The fact that the ATT refers to instruments to which all states are parties(like the UN Charter, the Universal Declaration of Human Rights or the 1949 Geneva Conventions)should suffice to offer a legal basis for monitoring compliance. The other main challenges to implementation are related to the resources and capacity required by the provisions of the Treaty. Indeed, putting into place and operating a whole control system, including recording and reporting, as well as legal and administrative measures to enforce some prohibitions or obligations will entail a serious burden for ill equipped governments. This is why the Treaty makes it an obligation for developed states with the necessary resources to provide assistance upon the request of those states which need it.

Preventing and combating diversion of licit flows to the illicit markets, especially regarding SALW, will also be a daunting challenge, in particular for the same developing countries whose populations are the victims of such trafficking. The multiplicity of producers, including of ammunition and spare parts or components, combined with the accessibility, low unit prices, ease in smuggling or recycling of SALW as well as the power of criminal groups or the ‘gun lobby’ in some countries will continue to make international controls most difficult to operate effectively.

Conclusions and Recommendations

In assessing whether the ATT is like a glass half-empty or half-full, one should compare it with the high expectations of many civil society organisations: in that sense, they may be disappointed that criteria for export denial are not more precise and that there is no mechanism to penalize the ‘guilty’ ones. But it should also be compared with the previous situation of unregulated trade and the preferences of some exporting states for even lesser controls. It will not completely eliminate the risk of irresponsible transfers but it will certainly reduce it. As US Secretary of State John Kerry said, “[it] will help reduce the risk that international transfers  of conventional arms will be used to carry out the world’s worst crimes, including terrorism, genocide, crimes against  humanity and war crimes.”

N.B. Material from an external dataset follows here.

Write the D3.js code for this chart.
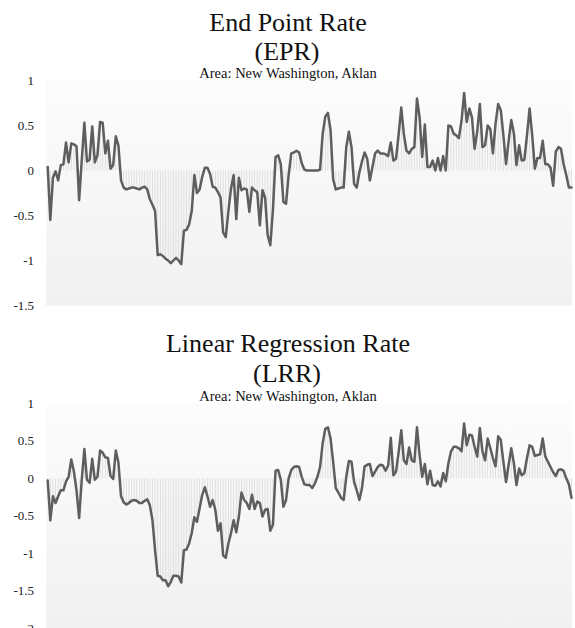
<!DOCTYPE html>
<html>
<head>
<meta charset="utf-8">
<script src="https://cdn.jsdelivr.net/npm/d3@7"></script>
<style>
  body { margin: 0; background: #fff; }
  svg { display: block; }
</style>
</head>
<body>
<script>
// shoreline change rates per transect (m/yr)
var eprValues = [
  0.04, -0.55, -0.08, -0.01, -0.11, 0.06, 0.07, 0.31, 0.09, 0.30,
  0.29, 0.27, -0.33, 0.11, 0.53, 0.10, 0.12, 0.49, 0.09, 0.17,
  0.54, 0.53, 0.19, 0.33, 0.02, 0.06, 0.38, 0.28, -0.11, -0.19,
  -0.21, -0.20, -0.19, -0.19, -0.20, -0.21, -0.19, -0.18, -0.21, -0.32,
  -0.38, -0.45, -0.94, -0.93, -0.95, -0.98, -1.00, -1.03, -1.00, -0.97,
  -1.00, -1.04, -0.67, -0.66, -0.60, -0.45, -0.05, -0.25, -0.21, -0.07,
  0.03, 0.03, -0.04, -0.18, -0.19, -0.24, -0.30, -0.69, -0.74, -0.45,
  -0.20, -0.05, -0.54, -0.08, -0.22, -0.20, -0.21, -0.46, -0.19, -0.22,
  -0.24, -0.61, -0.22, -0.30, -0.72, -0.83, -0.44, 0.15, 0.17, 0.07,
  -0.35, -0.37, -0.05, 0.19, 0.20, 0.22, 0.20, 0.08, 0.01, 0.00,
  0.00, 0.00, 0.00, 0.00, 0.01, 0.41, 0.60, 0.64, 0.45, -0.10,
  -0.21, -0.20, -0.19, -0.19, 0.26, 0.43, 0.26, -0.15, -0.19, -0.02,
  0.10, 0.20, 0.13, -0.11, 0.04, 0.19, 0.22, 0.19, 0.19, 0.18,
  0.16, 0.31, 0.11, 0.13, 0.40, 0.70, 0.40, 0.22, 0.19, 0.24,
  0.26, 0.80, 0.59, 0.15, 0.51, 0.04, 0.04, 0.11, 0.00, 0.14,
  0.00, 0.16, 0.00, 0.50, 0.49, 0.41, 0.39, 0.36, 0.55, 0.86,
  0.54, 0.69, 0.59, 0.24, 0.43, 0.74, 0.26, 0.28, 0.50, 0.46,
  0.19, 0.52, 0.74, 0.67, 0.39, 0.07, 0.33, 0.56, 0.41, 0.06,
  0.28, 0.11, 0.12, 0.39, 0.69, 0.39, 0.02, 0.14, 0.14, 0.33,
  0.07, 0.07, 0.03, -0.17, 0.21, 0.26, 0.24, 0.07, -0.05, -0.19,
  -0.19
];
var lrrValues = [
  -0.03, -0.56, -0.24, -0.33, -0.24, -0.16, -0.16, -0.04, 0.02, 0.25,
  0.09, -0.16, -0.53, -0.02, 0.39, -0.02, -0.06, 0.26, -0.02, 0.02,
  0.37, 0.34, 0.28, 0.27, 0.03, -0.01, 0.37, 0.21, -0.24, -0.32,
  -0.35, -0.33, -0.30, -0.29, -0.30, -0.33, -0.33, -0.30, -0.28, -0.36,
  -0.56, -0.96, -1.30, -1.31, -1.36, -1.36, -1.44, -1.38, -1.30, -1.30,
  -1.31, -1.39, -0.96, -0.95, -0.87, -0.73, -0.52, -0.58, -0.40, -0.22,
  -0.12, -0.24, -0.38, -0.29, -0.42, -0.70, -0.60, -1.03, -1.06, -0.87,
  -0.73, -0.56, -0.72, -0.51, -0.19, -0.29, -0.33, -0.41, -0.22, -0.41,
  -0.31, -0.33, -0.51, -0.42, -0.41, -0.70, -0.62, 0.10, 0.11, -0.02,
  -0.38, -0.29, 0.00, 0.11, 0.15, 0.16, 0.15, 0.02, -0.08, -0.09,
  -0.09, -0.13, -0.07, 0.02, 0.15, 0.47, 0.66, 0.68, 0.53, 0.22,
  -0.13, -0.19, -0.26, -0.29, 0.02, 0.23, 0.22, -0.05, -0.16, -0.29,
  -0.13, 0.16, 0.18, 0.19, 0.03, 0.09, 0.15, 0.18, 0.17, 0.10,
  0.17, 0.54, 0.04, 0.09, 0.35, 0.64, 0.24, 0.19, 0.41, 0.24,
  0.22, 0.68, 0.31, 0.02, 0.19, -0.08, 0.10, -0.09, -0.10, -0.04,
  -0.11, 0.07, -0.04, 0.20, 0.36, 0.42, 0.42, 0.40, 0.36, 0.73,
  0.44, 0.58, 0.57, 0.42, 0.29, 0.67, 0.36, 0.24, 0.53, 0.40,
  0.27, 0.16, 0.56, 0.51, 0.22, -0.05, 0.18, 0.40, 0.20, -0.09,
  0.13, 0.04, 0.07, 0.27, 0.44, 0.42, 0.30, 0.31, 0.32, 0.53,
  0.29, 0.22, 0.15, 0.08, 0.03, 0.11, 0.12, 0.10, 0.00, -0.08,
  -0.26
];
var eprTicks = [1, 0.5, 0, -0.5, -1, -1.5];
var lrrTicks = [1, 0.5, 0, -0.5, -1, -1.5, -2];
var eprTitle = ["End Point Rate", "(EPR)"];
var lrrTitle = ["Linear Regression Rate", "(LRR)"];
var areaLabel = "Area: New Washington, Aklan";

var W = 575, H = 628;
var serif = "'Liberation Serif', 'Times New Roman', Times, serif";
var xLeft = 47.7, xRight = 571.5;

var svg = d3.select("body").append("svg").attr("width", W).attr("height", H);

var defs = svg.append("defs");
var grad = defs.append("linearGradient").attr("id", "plotbg")
  .attr("x1", 0).attr("y1", 0).attr("x2", 0).attr("y2", 1);
grad.append("stop").attr("offset", "0%").attr("stop-color", "#fcfcfc");
grad.append("stop").attr("offset", "100%").attr("stop-color", "#f1f1f1");

function drawChart(values, ticks, title, opt) {
  var g = svg.append("g");

  var x = d3.scaleLinear().domain([0, values.length - 1]).range([xLeft, xRight]);
  var y = d3.scaleLinear().domain([d3.min(ticks), d3.max(ticks)]).range([opt.bottom, opt.top]);

  // plot area
  g.append("rect")
    .attr("x", xLeft - 1.5).attr("y", y(d3.max(ticks)))
    .attr("width", xRight - xLeft + 2).attr("height", y(d3.min(ticks)) - y(d3.max(ticks)))
    .attr("fill", "url(#plotbg)");

  // thin bars from zero to each value
  g.selectAll("rect.bar").data(values).enter().append("rect")
    .attr("class", "bar")
    .attr("x", function(d, i) { return x(i) - 0.4; })
    .attr("width", 0.8)
    .attr("y", function(d) { return y(Math.max(0, d)); })
    .attr("height", function(d) { return Math.abs(y(d) - y(0)); })
    .attr("fill", "#d9d9d9");

  var line = d3.line()
    .x(function(d, i) { return x(i); })
    .y(function(d) { return y(d); });

  g.append("path")
    .datum(values)
    .attr("d", line)
    .attr("fill", "none")
    .attr("stroke", "#5e5e5e")
    .attr("stroke-width", 2.5)
    .attr("stroke-linejoin", "round")
    .attr("stroke-linecap", "round");

  // y axis labels only
  var yAxis = d3.axisLeft(y).tickValues(ticks).tickSize(0).tickPadding(4)
    .tickFormat(function(d) { return d; });
  var ax = g.append("g").attr("transform", "translate(38,0)").call(yAxis);
  ax.select(".domain").remove();
  ax.attr("font-family", null).attr("font-size", null);
  ax.selectAll("text")
    .style("font-family", serif)
    .style("font-size", "13px")
    .attr("fill", "#222");

  // titles
  g.append("text").attr("x", 288).attr("y", opt.titleY)
    .attr("text-anchor", "middle").style("font-family", serif)
    .style("font-size", "26px").attr("fill", "#111").text(title[0]);
  g.append("text").attr("x", 287).attr("y", opt.parenY)
    .attr("text-anchor", "middle").style("font-family", serif)
    .style("font-size", "26px").attr("fill", "#111").text(title[1]);
  g.append("text").attr("x", 288).attr("y", opt.subY)
    .attr("text-anchor", "middle").style("font-family", serif)
    .style("font-size", "14.5px").attr("fill", "#111").text(areaLabel);
}

drawChart(eprValues, eprTicks, eprTitle, {top: 80.5, bottom: 305.5, titleY: 30.5, parenY: 60, subY: 78});
drawChart(lrrValues, lrrTicks, lrrTitle, {top: 403.3, bottom: 628.3, titleY: 352, parenY: 382, subY: 401});
</script>
</body>
</html>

But how far it will affect those irresponsible arms transfers which fuel conflict and organised crime, divert resources from economic and social development, or support authoritarian regimes will of course mainly depend on the diligence of the main exporting countries, in particular the five largest exporters, which account for 75% of the world arms trade.

They will have to review their own commercial strategies (often related to political alliances) and be more selective on clients. In institutional terms, the next steps will need to focus on attracting as many countries as possible to sign and ratify the Treaty (including the main exporters) and, as soon as the ATT enters into force, putting into place the Secretariat and encouraging states parties to begin implementing their obligations without delay. The coalition of actors, governmental and non-governmental, whose efforts resulted in the adoption of the ATT, should as a priority concentrate on those tasks as well as the above-mentioned provision of assistance and capacity-building.